Разумеется, будучи старым искушенным политиком, он ни разу не произносил этих слов: мир невозможен. Однако действовал, исходя из этой формулы. В принципе не желал встречаться с Арафатом, поскольку не видел ни малейшего смысла в этих встречах, и был прав. Строил стену, отгораживая Израиль от воинственных соседей. Выводил, иногда силой, еврейские поселения, которые с его генеральской точки зрения были самыми уязвимыми для террористических атак. Всеми силами, хотя и довольно безуспешно противодействовал продаже российского оружия Дамаску и Тегерану. Создавал новую партию. Готовил преемника в лице очень хладнокровного и тихого Эхуда Ольмерта, который подобно Шарону готов был воевать годами, не стирая мягкой улыбки с доброго лица; правда, воевал довольно плохо. Но и это не имело особого значения.

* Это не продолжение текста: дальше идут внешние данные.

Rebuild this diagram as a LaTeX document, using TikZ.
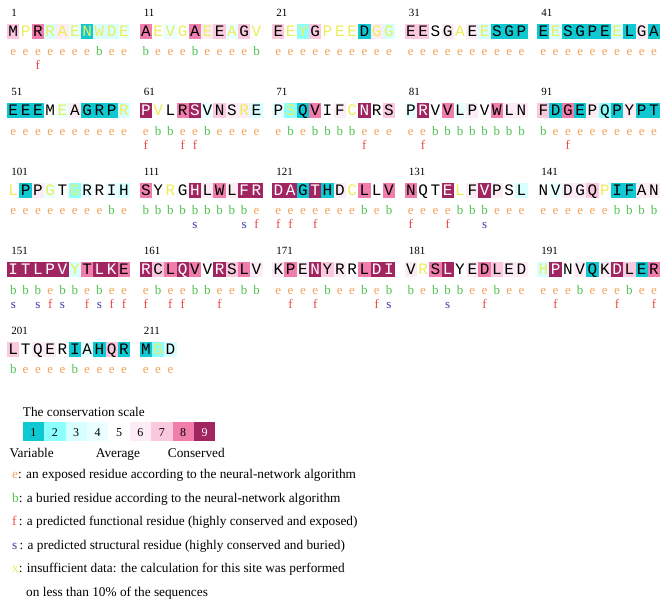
\documentclass[tikz,border=0pt]{standalone}
\usepackage{fontspec}
\setmainfont{Liberation Serif}
\newfontfamily\monof{Liberation Mono}
\definecolor{g1}{HTML}{10C8D1}
\definecolor{g2}{HTML}{8CFFFF}
\definecolor{g3}{HTML}{D7FFFF}
\definecolor{g4}{HTML}{EAFFFF}
\definecolor{g5}{HTML}{FFFFFF}
\definecolor{g6}{HTML}{FCEDF4}
\definecolor{g7}{HTML}{FAC9DE}
\definecolor{g8}{HTML}{F07DAB}
\definecolor{g9}{HTML}{A02560}
\definecolor{tk}{HTML}{000000}
\definecolor{ty}{HTML}{EDED5A}
\definecolor{tw}{HTML}{FFFFFF}
\definecolor{ce}{HTML}{F5A35C}
\definecolor{cb}{HTML}{52C152}
\definecolor{cf}{HTML}{EE4B4B}
\definecolor{cs}{HTML}{3C3CA8}
\tikzset{
 res/.style={font=\monof\fontsize{16}{16}\selectfont, inner sep=0pt, anchor=base},
 ann/.style={font=\fontsize{13}{13}\selectfont, inner sep=0pt, anchor=base},
 lbl/.style={font=\fontsize{11}{11}\selectfont, inner sep=0pt, anchor=base west},
 leg/.style={font=\fontsize{13.3}{13.3}\selectfont, inner sep=0pt, anchor=base west},
}
\newcommand\seqblock[4]{%
 \pgfmathsetmacro\bx{13.3+132.5*#1}%
 \pgfmathsetmacro\by{31+79.5*#2}%
 \node[lbl] (num#3) at (\bx-2.2,\by-14.8) {#3};
 \foreach \Ra/\Rg/\Rt/\Rx/\Rf [count=\i from 0] in {#4} {
   \pgfmathsetmacro\xx{\bx+12.3*\i}
   \fill[g\Rg] (\xx-6.15,\by-7.5) rectangle (\xx+6.15,\by+7.5);
   \node[res,text=t\Rt] (aa#3-\i) at (\xx,\by+5.2) {\Ra};
   \node[ann,text=c\Rx] (ex#3-\i) at (\xx,\by+24.5) {\Rx};
   \if\Rf-\else\node[ann,text=c\Rf] (fs#3-\i) at (\xx,\by+38.5) {\Rf};\fi
 }
}
\begin{document}
\begin{tikzpicture}[x=1pt,y=-1pt]
\useasboundingbox (0,0) rectangle (666,606);
\fill[white] (0,0) rectangle (666,606);
% row 0
\seqblock{0}{0}{1}{M/7/k/e/-, P/5/y/e/-, R/8/k/e/f, R/3/y/e/-, A/6/y/e/-, E/4/y/e/-, N/1/y/e/-, W/3/y/b/-, D/3/y/e/-, E/4/y/e/-}
\seqblock{1}{0}{11}{A/8/k/b/-, E/5/y/e/-, V/4/y/e/-, G/5/y/e/-, A/8/k/b/-, E/6/y/e/-, E/7/k/e/-, A/4/y/e/-, G/7/k/e/-, V/5/y/b/-}
\seqblock{2}{0}{21}{E/7/k/e/-, E/5/y/e/-, Y/2/y/e/-, G/7/k/e/-, P/5/y/e/-, E/5/y/e/-, E/5/y/e/-, D/1/k/e/-, G/6/y/e/-, G/3/y/e/-}
\seqblock{3}{0}{31}{E/7/k/e/-, E/7/k/e/-, S/5/k/e/-, G/6/k/e/-, A/5/y/e/-, E/6/k/e/-, E/3/y/e/-, S/1/k/e/-, G/1/k/e/-, P/1/k/e/-}
\seqblock{4}{0}{41}{E/1/k/e/-, E/3/y/e/-, S/1/k/e/-, G/1/k/e/-, P/1/k/e/-, E/1/k/e/-, E/3/y/e/-, L/1/k/e/-, G/6/k/e/-, A/1/k/e/-}
% row 1
\seqblock{0}{1}{51}{E/1/k/e/-, E/1/k/e/-, E/1/k/e/-, M/5/k/e/-, E/4/y/e/-, A/6/k/e/-, G/1/k/e/-, R/1/k/e/-, P/1/k/e/-, R/3/y/e/-}
\seqblock{1}{1}{61}{P/9/w/e/f, V/5/y/b/-, L/5/k/b/-, R/8/k/e/f, S/9/w/e/f, V/4/k/b/-, N/7/k/e/-, S/6/k/e/-, R/6/y/e/-, E/3/k/e/-}
\seqblock{2}{1}{71}{P/4/k/e/-, S/2/y/b/-, Q/1/k/e/-, V/8/k/b/-, I/5/k/b/-, F/6/k/b/-, C/5/y/b/-, N/9/w/e/f, R/5/k/e/-, S/7/k/e/-}
\seqblock{3}{1}{81}{P/4/k/e/-, R/9/w/e/f, V/5/k/b/-, V/8/k/b/-, L/4/k/b/-, P/6/k/b/-, V/5/k/b/-, W/8/k/b/-, L/6/k/b/-, N/6/k/b/-}
\seqblock{4}{1}{91}{F/7/k/b/-, D/1/k/e/-, G/8/k/e/f, E/1/k/e/-, P/6/k/e/-, Q/2/k/e/-, P/1/k/e/-, Y/6/k/e/-, P/1/k/e/-, T/1/k/e/-}
% row 2
\seqblock{0}{2}{101}{L/5/y/e/-, P/1/k/e/-, P/6/k/e/-, G/4/y/e/-, T/5/k/e/-, G/2/y/e/-, R/4/k/e/-, R/5/k/e/-, I/4/k/b/-, H/3/k/e/-}
\seqblock{1}{2}{111}{S/8/k/b/-, Y/5/k/b/-, R/5/y/b/-, G/5/k/b/-, H/9/w/b/s, L/6/k/b/-, W/8/k/b/-, L/6/k/b/-, F/9/w/b/s, R/9/w/e/f}
\seqblock{2}{2}{121}{D/9/w/e/f, A/9/w/e/f, G/1/k/e/-, T/9/w/e/f, H/1/k/e/-, D/6/k/e/-, C/5/y/e/-, L/8/k/b/-, L/5/k/e/-, V/8/k/b/-}
\seqblock{3}{2}{131}{N/8/k/e/f, Q/5/k/e/-, T/5/k/e/-, E/9/w/e/f, L/5/y/b/-, F/6/k/b/-, V/9/w/b/s, P/6/k/e/-, S/5/k/e/-, L/3/k/e/-}
\seqblock{4}{2}{141}{N/5/k/e/-, V/4/k/e/-, D/6/k/e/-, G/6/k/e/-, Q/7/k/e/-, P/5/y/e/-, I/1/k/b/-, F/1/k/b/-, A/6/k/b/-, N/6/k/b/-}
% row 3
\seqblock{0}{3}{151}{I/9/w/b/s, T/9/w/b/-, L/9/w/b/s, P/9/w/e/f, V/9/w/b/s, Y/3/y/b/-, T/8/k/e/f, L/9/w/b/s, K/9/w/e/f, E/8/k/e/f}
\seqblock{1}{3}{161}{R/9/w/e/f, C/7/k/b/-, L/8/k/e/f, Q/9/w/e/f, V/8/k/b/-, V/5/k/b/-, R/9/w/e/f, S/7/k/e/-, L/8/k/b/-, V/6/k/b/-}
\seqblock{2}{3}{171}{K/6/k/e/-, P/8/k/e/f, E/6/k/e/-, N/9/w/e/f, Y/7/k/b/-, R/6/k/e/-, R/5/k/e/-, L/8/k/b/-, D/9/w/e/f, I/9/w/b/s}
\seqblock{3}{3}{181}{V/6/k/b/-, R/5/y/e/-, S/8/k/b/-, L/9/w/b/s, Y/5/k/b/-, E/6/k/e/-, D/8/k/e/f, L/7/k/b/-, E/6/k/e/-, D/6/k/e/-}
\seqblock{4}{3}{191}{H/3/y/e/-, P/9/w/e/f, N/5/k/e/-, V/6/k/b/-, Q/1/k/e/-, K/6/k/e/-, D/9/w/e/f, L/7/k/b/-, E/1/k/e/-, R/8/k/e/f}
% row 4
\seqblock{0}{4}{201}{L/7/k/b/-, T/5/k/e/-, Q/6/k/e/-, E/6/k/e/-, R/5/k/e/-, I/1/k/b/-, A/4/k/e/-, H/1/k/e/-, Q/7/k/e/-, R/1/k/e/-}
\seqblock{1}{4}{211}{M/1/k/e/-, G/2/y/e/-, D/3/k/e/-}
% legend
\node[leg] (cap) at (22.7,416) {The conservation scale};
\foreach \j in {1,...,9} {
  \fill[g\j] (22.7+21.4*\j-21.4,422) rectangle (22.7+21.4*\j,441);
  \ifnum\j=9
    \node[font=\fontsize{12}{12}\selectfont, text=white, inner sep=0pt, anchor=base] (sc\j) at (22.7+21.4*\j-10.7,436) {\j};
  \else
    \node[font=\fontsize{12}{12}\selectfont, inner sep=0pt, anchor=base] (sc\j) at (22.7+21.4*\j-10.7,436) {\j};
  \fi
}
\node[leg] (lvar) at (9.3,457) {Variable};
\node[leg] (lavg) at (95.7,457) {Average};
\node[leg] (lcon) at (167.7,457) {Conserved};
\node[leg] (le) at (12,478.5) {\textcolor{ce}{e}: an exposed residue according to the neural-network algorithm};
\node[leg] (lb) at (12,502) {\textcolor{cb}{b}: a buried residue according to the neural-network algorithm};
\node[leg] (lf) at (12,525.5) {\textcolor{cf}{f}\,: a predicted functional residue (highly conserved and exposed)};
\node[leg] (ls) at (12,549) {\textcolor{cs}{s}\,: a predicted structural residue (highly conserved and buried)};
\node[leg] (lx) at (12,572.5) {\textcolor{ty}{x}: insufficient data: the calculation for this site was performed};
\node[leg] (lx2) at (26,596) {on less than 10\% of the sequences};
\end{tikzpicture}
\end{document}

Иранский фактор, то есть угроза уничтожения Израиля посредством ядерного удара подтвердил геополитические расчеты и построения генерала Шарона. Впрочем, это была уже другая игра, в которой он практически не успел поучаствовать. Однако Нетаньяху действует по его заветам, предпочитая худую ссору бессмыленным надеждам договориться с отмороженными аятоллами, и это, к сожалению, единственно верная стратегия выживания на Святой Земле, в ближневосточном политическом аду.

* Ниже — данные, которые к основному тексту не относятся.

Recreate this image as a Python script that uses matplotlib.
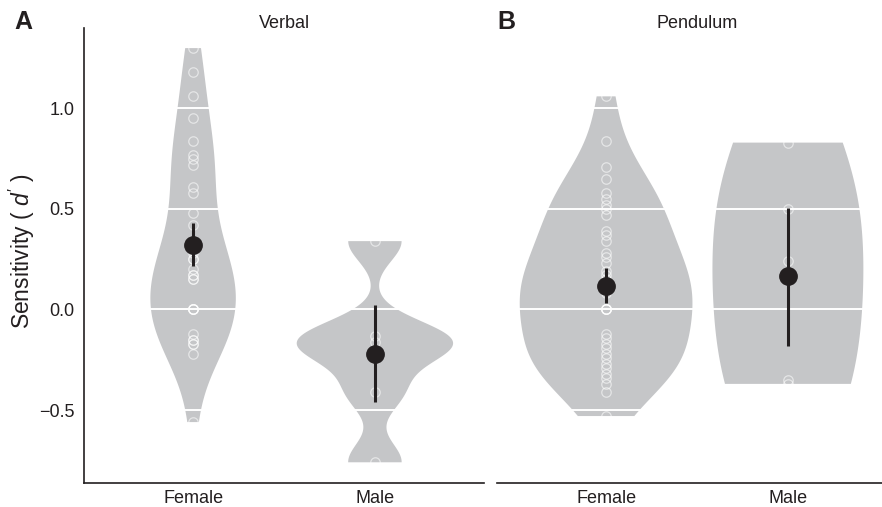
import numpy as np
import matplotlib
matplotlib.use("Agg")
import matplotlib.pyplot as plt

# ---------------- data ----------------
groups = ["Female", "Male"]
panel_titles = ["Verbal", "Pendulum"]
panel_letters = ["A", "B"]
yticks = [-0.5, 0.0, 0.5, 1.0]
ytick_labels = ["\u22120.5", "0.0", "0.5", "1.0"]

verbal_female = [1.30, 1.18, 1.06, 0.95, 0.84, 0.77, 0.75, 0.72, 0.61,
                 0.58, 0.48, 0.42, 0.28, 0.25, 0.25, 0.20, 0.17, 0.17, 0.15,
                 0.15, 0.0, 0.0, 0.0, 0.0, 0.0, -0.12, -0.15, -0.15,
                 -0.17, -0.17, -0.22, -0.56]
verbal_male = [0.34, -0.13, -0.16, -0.20, -0.41, -0.76]
pendulum_female = [1.06, 0.84, 0.71, 0.65, 0.58, 0.55, 0.52, 0.50, 0.47, 0.39,
                   0.37, 0.34, 0.28, 0.26, 0.23, 0.19, 0.17, 0.15, 0.12, 0.10,
                   0.08, 0.0, 0.0, 0.0, 0.0, 0.0,
                   -0.12, -0.14, -0.17, -0.19, -0.22, -0.24, -0.27, -0.29,
                   -0.32, -0.34, -0.37, -0.41, -0.53]
pendulum_male = [0.83, 0.50, 0.24, -0.35, -0.37]

verbal_mean = [0.32, -0.22]
verbal_lower = [0.215, -0.46]
verbal_upper = [0.43, 0.02]
pendulum_mean = [0.115, 0.165]
pendulum_lower = [0.03, -0.18]
pendulum_upper = [0.205, 0.505]

# ---------------- style ----------------
plt.rcParams["font.family"] = ["Liberation Sans", "DejaVu Sans"]
plt.rcParams["mathtext.fontset"] = "custom"
plt.rcParams["mathtext.rm"] = "Liberation Sans"
plt.rcParams["mathtext.it"] = "Liberation Sans:italic"

VIOLIN = "#c5c6c8"
DARK = "#231f20"
W, H = 882, 507


def make_bw(h):
    def bw(kde):
        x = np.asarray(kde.dataset).ravel()
        return h / np.std(x, ddof=1)
    return bw


fig = plt.figure(figsize=(W / 100, H / 100), dpi=100)

ax_bottom = (H - 483) / H
ax_height = (483 - 28) / H
axA = fig.add_axes([84 / W, ax_bottom, 400 / W, ax_height])
axB = fig.add_axes([497 / W, ax_bottom, 400 / W, ax_height])

panels = [
    (axA, [verbal_female, verbal_male], verbal_mean, verbal_lower, verbal_upper,
     [0.47, 0.86], [0.20, 0.10]),
    (axB, [pendulum_female, pendulum_male], pendulum_mean, pendulum_lower, pendulum_upper,
     [0.95, 0.83], [0.17, 0.45]),
]

positions = [1, 2]
for i, (ax, data, mean, lower, upper, widths, bws) in enumerate(panels):
    for p, d, w, h in zip(positions, data, widths, bws):
        vp = ax.violinplot([d], positions=[p], widths=[w], showextrema=False,
                           bw_method=make_bw(h), points=400)
        for body in vp["bodies"]:
            body.set_facecolor(VIOLIN)
            body.set_edgecolor("none")
            body.set_alpha(1)
            body.set_zorder(1)
    for yv in yticks:
        ax.axhline(yv, color="white", lw=1.4, zorder=2)
    for p, d in zip(positions, data):
        ax.plot([p] * len(d), d, linestyle="none", marker="o", ms=6.8,
                mfc="none", mec=(1, 1, 1, 0.55), mew=0.9, zorder=3)
    for p, m, lo, up in zip(positions, mean, lower, upper):
        ax.plot([p, p], [lo, up], color=DARK, lw=2.2, solid_capstyle="butt", zorder=4)
        ax.plot([p], [m], marker="o", ms=12.5, color=DARK, zorder=5)

    ax.set_xlim(0.4, 2.6)
    ax.set_ylim(-0.863, 1.40)
    ax.set_xticks(positions)
    ax.set_xticklabels(groups, fontsize=13, color=DARK)
    ax.tick_params(axis="both", length=0, pad=5)
    for s in ["top", "right"]:
        ax.spines[s].set_visible(False)
    ax.spines["bottom"].set_linewidth(1.2)
    ax.spines["bottom"].set_color(DARK)
    ax.spines["left"].set_linewidth(1.2)
    ax.spines["left"].set_color(DARK)
    ax.set_facecolor("none")

axA.set_yticks(yticks)
axA.set_yticklabels(ytick_labels, fontsize=13, color=DARK)
axA.tick_params(axis="y", pad=7)
axB.spines["left"].set_visible(False)
axB.set_yticks([])

# y label, titles & panel letters
fig.text(22 / W, 1 - 251 / H, r"Sensitivity ( $\mathit{d'}$ )", rotation=90,
         ha="center", va="center", fontsize=16.5, color=DARK)
fig.text(284 / W, 1 - 23 / H, panel_titles[0], ha="center", va="center", fontsize=13, color=DARK)
fig.text(697 / W, 1 - 23 / H, panel_titles[1], ha="center", va="center", fontsize=13, color=DARK)
fig.text(23 / W, 1 - 22 / H, panel_letters[0], ha="center", va="center", fontsize=18, fontweight="bold", color=DARK)
fig.text(506 / W, 1 - 22 / H, panel_letters[1], ha="center", va="center", fontsize=18, fontweight="bold", color=DARK)

fig.savefig("out.png", dpi=100)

Израиль после Шарона – это страна, которой по-прежнему управляет «Бульдозер». Ибо солидарно с ним думает сегодня большинство граждан, поддерживающих контртеррористическую войну армии обороны Израиля. Они тоже не видят выхода, даже сочувствуя невинным жертвам бомбежек в Газе или в Ливане. Так не победить террор? В Израиле и это знают, но если бы речь шла о возможности реальной победы над террором, то война давно бы кончилась. А она идет каждый день, без малого семь десятилетий подряд, то затухая надолго или ненадолго, то разгораясь вновь. Она идет сама по себе. Важно лишь помнить об этом, вовремя нанося удар или отражая удар, вводя и выводя войска, работая с агентурой, участвуя в переговорах, закупая оружие, предотвращая теракты. Противника можно убить, захватить в плен, посадить в тюрьму, обменять­­­, отпустить на волю в рамках очередной имитации переговорного процесса. Война непобедима.

И еще важно соблюдать меру. Обмениваясь рукопожатиями с улыбчивым Махмудом Аббасом, добрым человеком из Рамаллы, не предаваться пустым надеждам. Проводя военную операцию и обрушивая на неприятеля очередной поток «Литого свинца», не переходить черту, за которой начинаются военные преступления. Это очень трудно: отбросить всяческие надежды и не поддаваться захлестывающей ярости. Но это необходимо, чтобы выжить и сохранить статус цивилизованного государства. Единственной демократической страны в регионе.   

Эпоха Шарона на Ближнем Востоке – это вечный бой, на который обречено маленькое, хорошо вооруженное государство в окружении больших и хуже вооруженных. Сегодня безвыходность ситуация более или менее понятна уже многим. Американцам, которые при Обаме прониклись идеями пацифизма и порой гастролируют в регионе с миротворческими инициативами, отдавая дань ритуалу, но не настаивая ни на чем. Кремлевским товарищам, которые намереваются азартно извлекать очередные нефтедоллары из очередной бойни. Европейцам, чья сугубая политкорректность все-таки не мешает постичь одну простую вещь: советские «катюши» в Ливане должны быть уничтожены, а сделать это некому, кроме ЦАХАЛ. Отдельным вменяемым арабским лидерам, которым все эти насраллы давно уже поперек горла.

Медицина бессильна против смерти, но людям порой удаются чудеса. Посмертная жизнь полководца продолжается на войне. Война провожает его в последний путь, дорога упирается в бесконечность.